While people would like to invest in “the metaverse” that’s not really possible. That’s largely because the metaverse (arguably) doesn’t exist yet. It’s also because a number of players are involved. Investing in the players working on developing whatever the metaverse will eventually become is the next best thing and the Metaverse Index and Metaverse ETF attempt that.
An ETF isn’t the only way to get in on a “basket” of XR options. Glimpse Group is composed of eight subsidiary XR companies. While these companies are all either B2B or B2B2C, the services that they offer are diverse across the XR space.
Glimpse Group recently went public with a successful Nasdaq IPO with the ticker “VRAR.” While other tech, social, and “metaverse” companies with varying degrees of direct engagement in actual XR technologies and experiences have gone public already, Glimpse is the first dedicated XR company to do so. It’s a moment the Glimpse Group has been waiting for.
“This is the right time to pursue this. This is a big time for our industry,” Glimpse Group President and CEO Lyron Bentovim told ARPost. “When we built Glimpse, we knew we wanted to go public but we had to wait for the public to be ready for us.”

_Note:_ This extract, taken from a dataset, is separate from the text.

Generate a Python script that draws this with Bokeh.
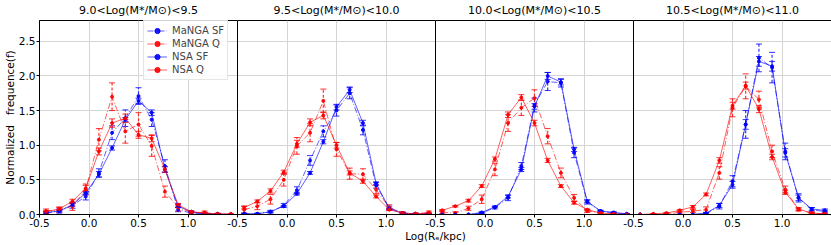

So, what’s changed? The main indicator that Bentovim has been watching has been investment in hardware companies, including through options like the Metaverse ETF. The relationship between hardware and software impacts consumers and producers alike, but it also impacts investors, according to Bentovim.
“[XR] is beginning to be perceived as real,” said Bentovim. “People are seeing the vast investment in hardware and realizing that this will have implications, not just for the people selling the hardware, but for the whole ecosystem.”
So why all of this optimism seemingly on the heels of the most recent bout of announcements that VR is dead? XRTech Marketing founder, James Watson, holds that calls that VR is dead look at consumer hardware, which has its ups-and-downs, despite being just a share of the overall XR market which shows consistent growth. Per Watson’s guest post in ARPost this Spring:
“To all those out there who are keen to proclaim the ‘death of VR’, I would advise you to take a broader look across both consumer and enterprise. Indeed, as headsets become cheaper, more content is available and the benefits of 5G kick-in, we may even have to consider using ‘VR is alive and well’ for both consumer and enterprise.”
Excitement over hardware can be driven by awareness through increasing consumer adoption, but increasing consumer adoption still hasn’t shifted the stance of enterprise-first experts, including Bentovim.
“We need adoption, not in terms of how many times people have tried [VR] once, but when are we at console-level? When do people have regular access to it?” explained Bentovim.
The concern is that some studies measure how many people have experienced VR, but that could have been at a location-based experience or at a friend’s house rather than in their own home on their own hardware. For example, the number of people that have played a PS5 game and the number of people that own a PS5 would be very different.
“When we talk to people and want to do a demo, they still don’t have a headset readily available,” he said.
Further, recent increasing adoption figures are largely driven by one factor: Oculus.
Depending on the report, the Facebook-owned company took between a quarter and a half of the entire wearables market last year thanks in large part to their ability to sell headsets below cost recouping the loss through app store sales – a luxury that not all manufacturers can enjoy.
“In a sense, it’s a double-edged sword,” said Bentovim. “It places companies like HP in a hard place because they only make money on hardware. It’s good for Facebook, but I don’t know if it’s good for the industry.”
While consumer VR is seeing a content explosion and a hardware bottleneck, consumer AR is largely faced with a content problem. While we have AR headsets to look forward to, right now most AR is experienced through mobile devices where quality and anticipation have to outweigh friction.
“The test until we have a wearable is what experiences will make you take your phone out of your pocket or purse and right now a lot of experiences don’t pass that test,” said Bentovim.
While we have yet to see glasses materialize in a significant way, the components that will one day make them are being tested in mobile devices. This is particularly true in the case of seemingly absent industry players like Apple.
The takeaway is that non-XR companies contributing to XR and contributing to the metaverse are gaining stability and investor trust. This trend is allowing non-XR companies to become XR companies, not to mention what it’s doing for companies contributing to the metaverse.
And, all along, it’s creating an environment in which dedicated XR companies like Glimpse Group can thrive through conventional and institutional funding opportunities.